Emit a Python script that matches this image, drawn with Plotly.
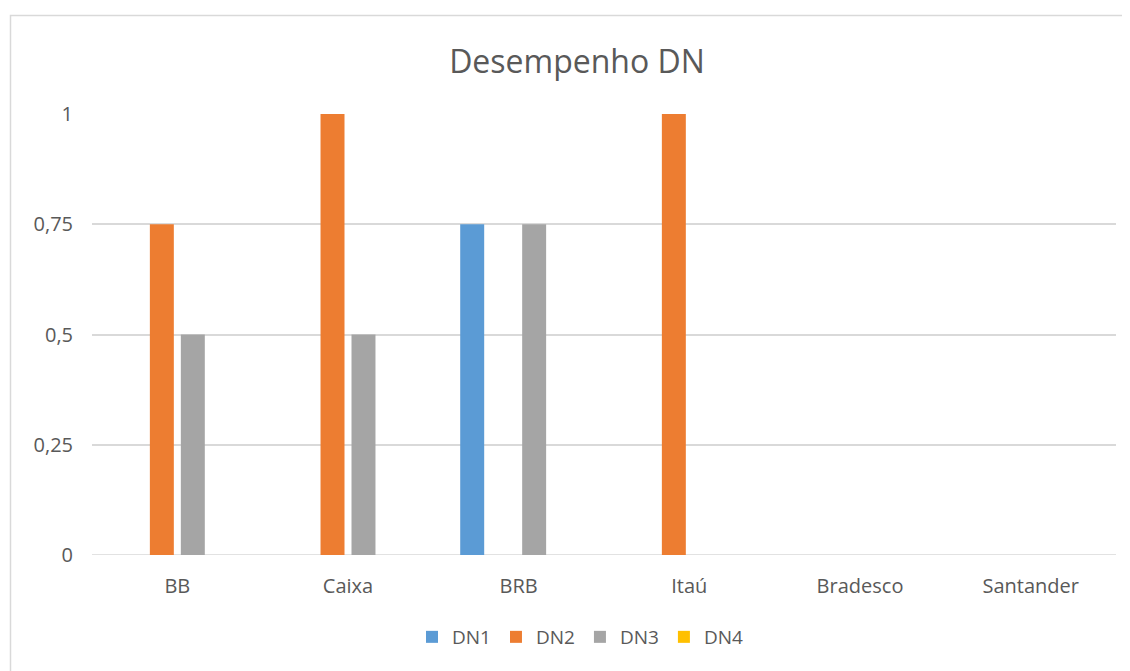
import plotly.graph_objects as go

categories = ["BB", "Caixa", "BRB", "Itaú", "Bradesco", "Santander"]
series_names = ["DN1", "DN2", "DN3", "DN4"]
dn1 = [0, 0, 0.75, 0, 0, 0]
dn2 = [0.75, 1, 0, 1, 0, 0]
dn3 = [0.5, 0.5, 0.75, 0, 0, 0]
dn4 = [0, 0, 0, 0, 0, 0]
tick_vals = [0, 0.25, 0.5, 0.75, 1]
tick_text = ["0", "0,25", "0,5", "0,75", "1"]

colors = ["#5B9BD5", "#ED7D31", "#A5A5A5", "#FFC000"]
font_family = "Open Sans, Liberation Sans, sans-serif"
text_color = "#595959"

fig = go.Figure()
for name, vals, col in zip(series_names, [dn1, dn2, dn3, dn4], colors):
    fig.add_trace(go.Bar(x=categories, y=vals, name=name, marker_color=col,
                         marker_line_width=0))

OFF = 8  # page body offset
W, H = 1130 - OFF, 671 - OFF
# desired screen coordinates of plot area
SL, SR, ST, SB = 92, 1116, 114, 555
L, T = SL - OFF, ST - OFF
R = W - (SR - OFF)
B = H - (SB - OFF)
pw, ph = SR - SL, SB - ST

def px_x(x):
    return (x - SL) / pw

def px_y(y):
    return (SB - y) / ph

fig.update_layout(
    width=W, height=H,
    margin=dict(l=L, r=R, t=T, b=B),
    paper_bgcolor="white", plot_bgcolor="white",
    barmode="group", bargap=0.274, bargroupgap=0.226,
    title=dict(text="Desempenho DN", x=(577 - OFF) / W, xanchor="center", xref="container",
               y=1 - (62 - OFF) / H, yanchor="middle",
               font=dict(family=font_family, size=32, color=text_color)),
    font=dict(family=font_family, size=20, color=text_color),
    showlegend=True,
    legend=dict(orientation="h", x=px_x(580), xanchor="center", y=px_y(637), yanchor="middle",
                font=dict(size=19, color=text_color), itemwidth=30, traceorder="normal"),
    xaxis=dict(showgrid=False, showline=False, ticks="", ticklabelstandoff=17,
               tickfont=dict(size=20, color=text_color)),
    yaxis=dict(range=[0, 1], tickvals=tick_vals, ticktext=tick_text, showgrid=True,
               gridcolor="#D9D9D9", gridwidth=1.5, zeroline=False, showline=False, ticks="",
               tickfont=dict(size=20, color=text_color), ticklabelstandoff=18),
    shapes=[dict(type="rect", xref="paper", yref="paper",
                 x0=px_x(10.5), x1=1.2, y0=-0.4, y1=px_y(15.5),
                 line=dict(color="#D9D9D9", width=1.5), layer="below"),
            dict(type="line", xref="paper", yref="y", x0=0, x1=1, y0=0, y1=0,
                 line=dict(color="#D9D9D9", width=1.5), layer="below")],
)

fig.write_html("out.html")
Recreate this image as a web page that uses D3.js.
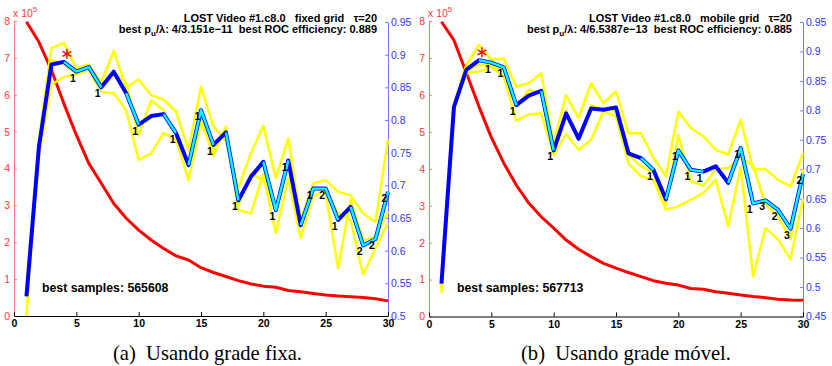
<!DOCTYPE html>
<html><head><meta charset="utf-8">
<script src="https://cdn.jsdelivr.net/npm/d3@7"></script>
<style>
html,body{margin:0;padding:0;background:#fff;}
svg{display:block;font-family:"Liberation Sans",Arial,Helvetica,sans-serif;}
text{white-space:pre;}
</style></head>
<body>
<script>
// ---------- DATA ----------
const steps = [1,2,3,4,5,6,7,8,9,10,11,12,13,14,15,16,17,18,19,20,21,22,23,24,25,26,27,28,29,30];
const xTicks = [0,5,10,15,20,25,30];
const leftTicks = [0,1,2,3,4,5,6,7,8];
const rightTicksA = [0.5,0.55,0.6,0.65,0.7,0.75,0.8,0.85,0.9,0.95];
const rightTicksB = [0.45,0.5,0.55,0.6,0.65,0.7,0.75,0.8,0.85,0.9,0.95];

// panel (a) fixed grid
const samplesA = [7.98,7.43,6.67,5.76,4.91,4.14,3.60,3.05,2.65,2.33,2.06,1.83,1.63,1.52,1.31,1.18,1.07,0.96,0.87,0.81,0.78,0.69,0.66,0.61,0.57,0.54,0.52,0.50,0.47,0.41];
const runA1 = [0.50,0.77,0.910,0.918,0.879,0.885,0.857,0.906,0.850,0.862,0.838,0.831,0.813,0.754,0.851,0.790,0.768,0.696,0.749,0.791,0.711,0.772,0.647,0.703,0.708,0.690,0.685,0.657,0.644,0.770];
const runA2 = [0.53,0.76,0.892,0.885,0.872,0.880,0.849,0.874,0.857,0.776,0.830,0.815,0.775,0.731,0.800,0.745,0.790,0.670,0.718,0.708,0.662,0.735,0.639,0.698,0.688,0.573,0.678,0.616,0.621,0.660];
const runA3 = [0.55,0.745,0.854,0.866,0.870,0.876,0.843,0.841,0.815,0.739,0.749,0.780,0.770,0.708,0.795,0.752,0.785,0.662,0.657,0.718,0.627,0.711,0.619,0.683,0.693,0.657,0.647,0.563,0.604,0.642];
const meanA = [0.530,0.759,0.885,0.889,0.874,0.881,0.850,0.874,0.841,0.793,0.806,0.809,0.780,0.731,0.815,0.762,0.781,0.677,0.713,0.736,0.662,0.738,0.639,0.695,0.695,0.647,0.667,0.608,0.618,0.690];
const cyanA = [[4,7],[9,10],[12,13],[14,16],[17,18],[20,22],[23,26],[27,30]];
const labelStepsA = [5,7,10,13,15,16,18,21,22,24,25,26,28,29,30];
const labelTextA  = ["1","1","1","1","1","1","1","1","1","1","2","1","2","2","2"];
const bestStepA = 4;
const titleA1 = "LOST Video #1.c8.0   fixed grid   \u03C4=20";
const titleA2 = ["best p","u","/\u03BB: 4/3.151e\u221211  best ROC efficiency: 0.889"];
const bestSamplesA = "best samples: 565608";
const captionA = "(a)  Usando grade fixa.";

// panel (b) mobile grid
const samplesB = [7.98,7.48,6.59,5.69,4.85,4.15,3.56,3.07,2.70,2.39,2.07,1.82,1.62,1.44,1.31,1.19,1.08,0.97,0.90,0.85,0.76,0.74,0.67,0.63,0.58,0.54,0.51,0.47,0.45,0.44];
const runB1 = [0.497,0.81,0.877,0.911,0.886,0.888,0.840,0.846,0.863,0.745,0.826,0.787,0.846,0.812,0.832,0.761,0.761,0.720,0.688,0.798,0.770,0.756,0.733,0.725,0.784,0.700,0.700,0.682,0.671,0.727];
const runB2 = [0.500,0.80,0.866,0.877,0.877,0.866,0.805,0.835,0.829,0.727,0.800,0.750,0.809,0.801,0.801,0.725,0.705,0.695,0.640,0.758,0.680,0.672,0.700,0.702,0.720,0.706,0.640,0.620,0.581,0.700];
const runB3 = [0.490,0.805,0.863,0.866,0.874,0.857,0.782,0.793,0.795,0.724,0.760,0.733,0.750,0.798,0.790,0.710,0.688,0.682,0.631,0.637,0.648,0.660,0.682,0.603,0.704,0.518,0.600,0.581,0.547,0.650];
const meanB = [0.506,0.806,0.869,0.885,0.881,0.873,0.809,0.825,0.833,0.732,0.795,0.752,0.803,0.801,0.805,0.727,0.719,0.699,0.649,0.732,0.699,0.696,0.705,0.677,0.736,0.642,0.647,0.631,0.599,0.692];
const cyanB = [[4,7],[9,10],[17,18],[19,22],[24,30]];
const labelStepsB = [5,6,7,10,18,20,21,22,25,26,27,28,29,30];
const labelTextB  = ["1","1","1","1","1","1","1","1","1","1","3","2","3","2"];
const bestStepB = 4;
const titleB1 = "LOST Video #1.c8.0   mobile grid   \u03C4=20";
const titleB2 = ["best p","u","/\u03BB: 4/6.5387e\u221213  best ROC efficiency: 0.885"];
const bestSamplesB = "best samples: 567713";
const captionB = "(b)  Usando grade m\u00F3vel.";

// ---------- DRAW ----------
const W = 832, H = 366;
const svg = d3.select("body").append("svg").attr("width", W).attr("height", H);
svg.append("rect").attr("width", W).attr("height", H).attr("fill", "#fff");

function panel(o) {
  const g = svg.append("g");
  const x = d3.scaleLinear().domain([0, 30]).range([o.x0, o.x1]);
  const yL = d3.scaleLinear().domain([0, 8]).range([o.yB, 21]);
  const yR = d3.scaleLinear().domain([o.rTicks[0], 0.95]).range([o.yB, 22]);

  // left axis (red)
  const la = g.append("g").attr("transform", `translate(${o.x0},0)`)
    .call(d3.axisLeft(yL).tickValues(leftTicks).tickSize(-3).tickSizeOuter(0).tickPadding(4).tickFormat(d3.format("d")));
  la.select(".domain").attr("stroke", "#ff7878");
  la.selectAll(".tick line").attr("stroke", "#ff7878");
  la.selectAll("text").attr("fill", "#ff3838").style("font-size", "10.5px");
  const xl = g.append("text").attr("x", o.x0 - 1).attr("y", 17).attr("fill", "#ff3838").style("font-size", "10.5px");
  xl.append("tspan").text("x 10");
  xl.append("tspan").attr("dy", -5).style("font-size", "8px").text("5");

  // right axis (blue)
  const ra = g.append("g").attr("transform", `translate(${o.x1},0)`)
    .call(d3.axisRight(yR).tickValues(o.rTicks).tickSize(-3).tickSizeOuter(0).tickPadding(3).tickFormat(d => String(+d.toFixed(2))));
  ra.select(".domain").attr("stroke", "#7878ff");
  ra.selectAll(".tick line").attr("stroke", "#7878ff");
  ra.selectAll("text").attr("fill", "#3434ff").style("font-size", "10.5px");

  // bottom axis
  const ba = g.append("g").attr("transform", `translate(0,${o.yB})`)
    .call(d3.axisBottom(x).tickValues(xTicks).tickSize(-4).tickSizeOuter(0).tickPadding(4).tickFormat(d3.format("d")));
  ba.select(".domain").attr("stroke", "#000");
  ba.selectAll("text").attr("fill", "#000").style("font-size", "10.5px").style("font-weight", "bold");

  // red samples curve (left axis)
  const lineL = d3.line().x((d, i) => x(steps[i])).y(d => yL(d));
  g.append("path").attr("d", lineL(o.samples)).attr("fill", "none").attr("stroke", "#ff0000").attr("stroke-width", 3).attr("stroke-linejoin", "round");

  // yellow runs (right axis)
  const lineR = d3.line().x((d, i) => x(steps[i])).y(d => yR(d));
  o.runs.forEach(r => {
    g.append("path").attr("d", lineR(r)).attr("fill", "none").attr("stroke", "#ffff00").attr("stroke-width", 2.5).attr("stroke-linejoin", "round");
  });

  // blue mean
  g.append("path").attr("d", lineR(o.mean)).attr("fill", "none").attr("stroke", "#0000ff").attr("stroke-width", 4).attr("stroke-linejoin", "round");

  // cyan segments
  o.cyan.forEach(([a, b]) => {
    const idx = steps.map((s, i) => i).filter(i => steps[i] >= a && steps[i] <= b);
    const seg = d3.line().x(i => x(steps[i])).y(i => yR(o.mean[i]));
    g.append("path").attr("d", seg(idx)).attr("fill", "none").attr("stroke", "#00ffff").attr("stroke-width", 2.4).attr("stroke-linejoin", "round");
  });

  // number labels
  o.labelSteps.forEach((s, k) => {
    const i = steps.indexOf(s);
    g.append("text").attr("x", x(s) - 3.5).attr("y", yR(o.mean[i]) + 10)
      .attr("text-anchor", "middle").style("font-size", "10.5px").style("font-weight", "bold").attr("fill", "#000")
      .text(o.labelText[k]);
  });

  // best star
  const bi = steps.indexOf(o.bestStep);
  g.append("path").attr("d", d3.symbol().type(d3.symbolAsterisk).size(70)())
    .attr("transform", `translate(${x(o.bestStep) + 3},${yR(o.mean[bi]) - 8})`)
    .attr("fill", "none").attr("stroke", "#ff0000").attr("stroke-width", 1.4);

  // titles
  g.append("text").attr("x", o.titleX).attr("y", 22).attr("text-anchor", "end")
    .style("font-size", "11px").style("font-weight", "bold").text(o.t1);
  const t2 = g.append("text").attr("x", o.titleX).attr("y", 33).attr("text-anchor", "end")
    .style("font-size", "11px").style("font-weight", "bold");
  t2.append("tspan").text(o.t2[0]);
  t2.append("tspan").attr("dy", 3).style("font-size", "8px").text(o.t2[1]);
  t2.append("tspan").attr("dy", -3).text(o.t2[2]);

  g.append("text").attr("x", o.x0 + 28).attr("y", 292).style("font-size", "12.3px").style("font-weight", "bold").text(o.bs);

  svg.append("text").attr("x", o.capX).attr("y", 360)
    .attr("textLength", o.capW).attr("lengthAdjust", "spacingAndGlyphs")
    .style("font-family", "'Liberation Serif','Times New Roman',serif").style("font-size", "21px").text(o.cap);
}

panel({x0: 14, x1: 388, yB: 316, rTicks: rightTicksA, samples: samplesA, runs: [runA1, runA2, runA3], mean: meanA,
  cyan: cyanA, labelSteps: labelStepsA, labelText: labelTextA, bestStep: bestStepA, titleX: 377,
  t1: titleA1, t2: titleA2, bs: bestSamplesA, cap: captionA, capX: 113, capW: 189});
panel({x0: 429, x1: 803, yB: 316.5, rTicks: rightTicksB, samples: samplesB, runs: [runB1, runB2, runB3], mean: meanB,
  cyan: cyanB, labelSteps: labelStepsB, labelText: labelTextB, bestStep: bestStepB, titleX: 792,
  t1: titleB1, t2: titleB2, bs: bestSamplesB, cap: captionB, capX: 521, capW: 210});
</script>
</body></html>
□ □ □ □
**Directions for this task:** Make an exact copy of the lines from the top of the material through the line with "return (SB - y) / ph", pictures excluded.

**Finished exercise:**
Emit a Python script that matches this image, drawn with Plotly.
import plotly.graph_objects as go

categories = ["BB", "Caixa", "BRB", "Itaú", "Bradesco", "Santander"]
series_names = ["DN1", "DN2", "DN3", "DN4"]
dn1 = [0, 0, 0.75, 0, 0, 0]
dn2 = [0.75, 1, 0, 1, 0, 0]
dn3 = [0.5, 0.5, 0.75, 0, 0, 0]
dn4 = [0, 0, 0, 0, 0, 0]
tick_vals = [0, 0.25, 0.5, 0.75, 1]
tick_text = ["0", "0,25", "0,5", "0,75", "1"]

colors = ["#5B9BD5", "#ED7D31", "#A5A5A5", "#FFC000"]
font_family = "Open Sans, Liberation Sans, sans-serif"
text_color = "#595959"

fig = go.Figure()
for name, vals, col in zip(series_names, [dn1, dn2, dn3, dn4], colors):
    fig.add_trace(go.Bar(x=categories, y=vals, name=name, marker_color=col,
                         marker_line_width=0))

OFF = 8  # page body offset
W, H = 1130 - OFF, 671 - OFF
# desired screen coordinates of plot area
SL, SR, ST, SB = 92, 1116, 114, 555
L, T = SL - OFF, ST - OFF
R = W - (SR - OFF)
B = H - (SB - OFF)
pw, ph = SR - SL, SB - ST

def px_x(x):
    return (x - SL) / pw

def px_y(y):
    return (SB - y) / ph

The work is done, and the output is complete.